3 to see at LFF 2016 if you like... boundary-pushing documentaries

Christine Bardsley recommends three hot tickets at the 2016 BFI London Film Festival: a film by an established director, a great debut, and a wild card.

28 September 2016

By Christine Bardsley

The new film from an established director…

Kate Plays Christine

Kate Plays Christine (2016)

What’s it about?

This film mixes fact and fiction to document the story of an actor ostensibly preparing to play Christine Chubbuck – a television reporter for a Florida TV station who killed herself live on air in 1974 in a protest against what she called “blood and guts television” – in a fictional biopic.

Who made it?

Robert Greene has quickly established himself as one of the most imaginative voices in contemporary documentary, an award-winning director, producer, writer and editor. His previous director credits include Kati with an I (2010) and Actress (2014). Kate Plays Christine has already scooped a hatful of awards on the festival circuit.

What’s special about it?

Greene is a filmmaker who wants to change the way you see and understand documentary. This film is his most complex, ambitious and beautiful to date, a non-fiction psychological thriller that purports to present a story of an actor (Kate Lyn Sheil) grappling with her preparations to play Christine Chubbuck in a narrative feature that is in fact a fictional construct.

Kate Plays Christine explores the moral and ethical questions that arise when telling certain kinds of stories. Sheil is tasked with playing a heightened version of herself as well as Chubbuck in a series of dramatic re-enactments, which are purposely artificial, melodramatic performances. These serve to illustrate the impossibility of explaining Chubbuck’s life and death in a conventional way. In Greene’s own words: “The only way to get to the truth is layering constructed truths and leaving them unresolved.” The result is this spellbinding tour de force.

The breakthrough…

Tower

Tower (2016)

What’s it about?

This film is a firsthand account of America’s first encounter with campus massacres: the University of Texas mass school shooting in 1966. Blending archive, animation and contemporary interviews with survivors and eyewitnesses, the film depicts the heroism of individuals on that day and reflects on its legacy of gun violence. 

Who made it?

Bringing the experience gained from work on TV, commercials and an early documentary feature, The Eyes of Me (2009), Keith Maitland has achieved critical acclaim with this second feature. Tower has garnered a number of awards on the festival circuit, including a hat-trick of prizes at the prestigious SXSW festival.

What’s special about it?

Maitland was drawn to the story of the Texas Tower shooting when he first heard about it from an eyewitness, his seventh-grade history teacher. A graduate of the University of Texas, he began to research the shooting after its 40th anniversary in 2006, commencing production in 2012.

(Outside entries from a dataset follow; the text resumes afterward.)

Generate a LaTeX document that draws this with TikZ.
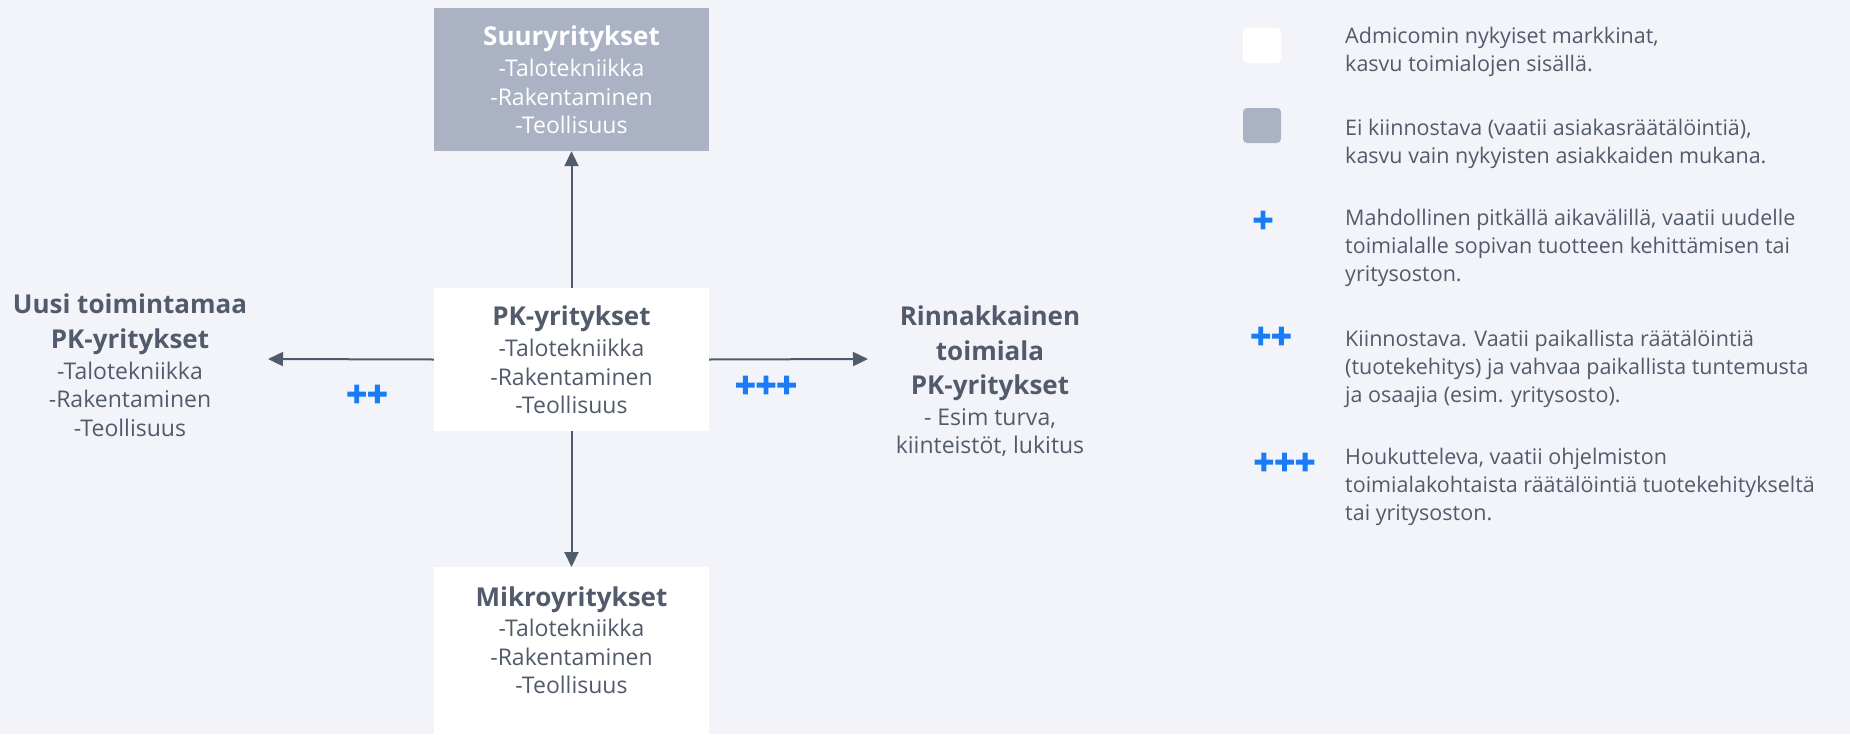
\documentclass[tikz,border=0pt]{standalone}
\usepackage{fontspec}
\setmainfont{Open Sans}
\newfontfamily\plusfont{Open Sans}[FakeBold=3]
\usetikzlibrary{arrows.meta,positioning}
\definecolor{bgcol}{HTML}{F3F4F9}
\definecolor{txtcol}{HTML}{525B6B}
\definecolor{greybox}{HTML}{ABB2C4}
\definecolor{plusblue}{HTML}{1A7BF7}
\newcommand{\boxtitle}[1]{{\bfseries\fontsize{26}{28.5}\selectfont #1}}

\begin{document}
\begin{tikzpicture}[
    x=1pt, y=-1pt,
    box/.style={minimum width=275pt, minimum height=143pt, inner sep=0pt, align=center, font=\fontsize{23}{28.5}\selectfont},
    box white/.style={box, fill=white, text=txtcol},
    box grey/.style={box, fill=greybox, text=white},
    side txt/.style={align=center, text=txtcol, font=\fontsize{23}{28.5}\selectfont},
    legend txt/.style={anchor=west, align=left, inner sep=0pt, text=txtcol, font=\fontsize{21.5}{28.3}\selectfont},
    legend key/.style={rounded corners=4pt, minimum width=38pt, minimum height=35pt, inner sep=0pt},
    plus/.style={text=plusblue, inner sep=0pt, font=\plusfont\bfseries\fontsize{36}{36}\selectfont},
    arrow/.style={draw=txtcol, line width=2pt, -{Triangle[length=15pt,width=14pt]}}
]
    \fill[bgcol] (0,0) rectangle (1850,734);
    \useasboundingbox (0,0) rectangle (1850,734);

    % Boxes
    \node[box grey] (suur) at (571.5,79.5) {\boxtitle{Suuryritykset}\\[3pt]-Talotekniikka\\-Rakentaminen\\-Teollisuus};
    \node[box white] (pk) at (571.5,359.5) {\boxtitle{PK-yritykset}\\[3pt]-Talotekniikka\\-Rakentaminen\\-Teollisuus};
    \node[box white, minimum height=190pt, anchor=north] (mikro) at (571.5,567) {};
    \node[side txt] (mikrotxt) at (571.5,640) {\boxtitle{Mikroyritykset}\\[2pt]-Talotekniikka\\-Rakentaminen\\-Teollisuus};

    % Side texts
    \node[side txt] (uusi) at (130,365) {\boxtitle{Uusi toimintamaa}\\[7pt]\boxtitle{PK-yritykset}\\[2pt]-Talotekniikka\\-Rakentaminen\\-Teollisuus};
    \node[side txt] (rinn) at (990,381.5) {\boxtitle{Rinnakkainen}\\[6pt]\boxtitle{toimiala}\\[6pt]\boxtitle{PK-yritykset}\\[2pt]- Esim turva,\\kiinteistöt, lukitus};
    \coordinate (uusiend) at (268,359);
    \coordinate (rinnend) at (868,359);

    % Arrows
    \draw[arrow] (pk.north) -- (suur.south);
    \draw[arrow] (pk.south) -- (mikro.north);
    \draw[arrow] (pk.west) -- (uusiend);
    \draw[arrow] (pk.east) -- (rinnend);
    \node[plus] (pp) at (367,396) {++};
    \node[plus] (ppp) at (766,387) {+++};

    % Legend
    \node[legend key, fill=white] (keywhite) at (1262,45.5) {};
    \node[legend key, fill=greybox] (keygrey) at (1262,125.5) {};
    \node[plus] (key1) at (1263,222) {+};
    \node[plus] (key2) at (1271,338) {++};
    \node[plus] (key3) at (1284.5,464) {+++};
    \node[legend txt] (txtwhite) at (1345,52) {Admicomin nykyiset markkinat,\\kasvu toimialojen sisällä.};
    \node[legend txt] (txtgrey) at (1345,144) {Ei kiinnostava (vaatii asiakasräätälöintiä),\\kasvu vain nykyisten asiakkaiden mukana.};
    \node[legend txt] (txt1) at (1345,248) {Mahdollinen pitkällä aikavälillä, vaatii uudelle\\toimialalle sopivan tuotteen kehittämisen tai\\yritysoston.};
    \node[legend txt] (txt2) at (1345,369) {Kiinnostava. Vaatii paikallista räätälöintiä\\(tuotekehitys) ja vahvaa paikallista tuntemusta\\ja osaajia (esim. yritysosto).};
    \node[legend txt] (txt3) at (1345,487) {Houkutteleva, vaatii ohjelmiston\\toimialakohtaista räätälöintiä tuotekehitykseltä\\tai yritysoston.};
\end{tikzpicture}
\end{document}
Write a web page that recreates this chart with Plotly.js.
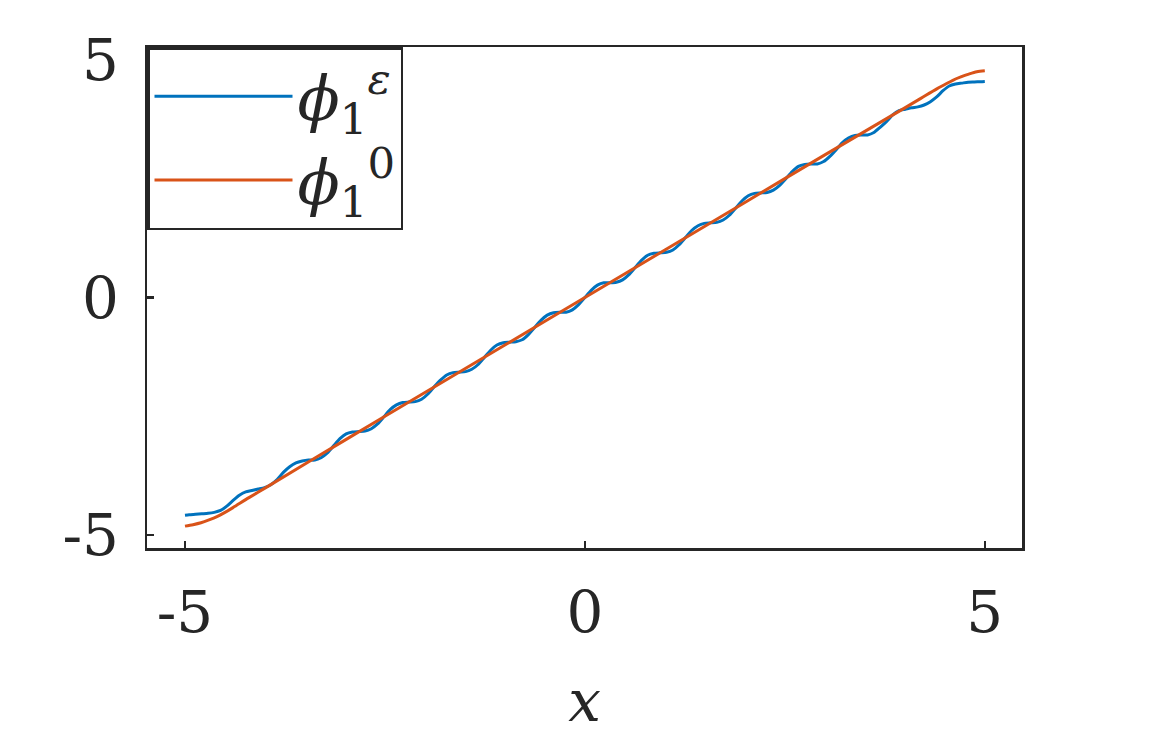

The film is a labour of love and it shows. Maitland has made a beautifully crafted and visually stunning film which uses animation as a tool to transcend the standard documentary approach. Alongside archival footage and personal testimony, the events of that fateful day 50 years ago are played out with gripping immediacy. The voice actors have been superbly cast, so that their portrayals transfer seamlessly to extracts featuring the real people still alive today. The result is a richly engaging ensemble piece that blends suspense with journalistic enquiry and emotional truth.

The wild card…

Further Beyond

Further Beyond (2016)

What’s it about?

This film is a deconstructed biopic of compelling 18th-century figure Ambrose O’Higgins, retracing his remarkable life journey from tenant farmer in Ireland to captain general of Chile, while exploring ideas about the transformative powers of travel as seen through the prism of the Irish experience.

Who made it?

Desperate Optimists is a UK-based creative partnership formed in 1992 by award-winning filmmakers Christine Molloy and Joe Lawlor. They have graduated from interactive web and theatre projects to full-scale film production. After success with a number of short films, they made the features Helen (2008) and Mister John (2013).

What’s special about it?

Beginning with a deliberation on how to start this long-planned biopic of O’Higgins, the narrative is dismantled and periodically diverted by the two voice-over artists who introduce themselves and become involved in satellite plotlines, the most significant of which involves the mother of one of the filmmakers. Her story and that of O’Higgins, two centuries apart, form the basis of the filmmakers’ reflections on a series of interrelated themes about the construction of identity, film, history and memory.

Within a specifically Irish context, this lovely essay film investigates how travel and migration between the old world and the new has transformed identity and changed lives with wistfulness, wit and wonderful imagination.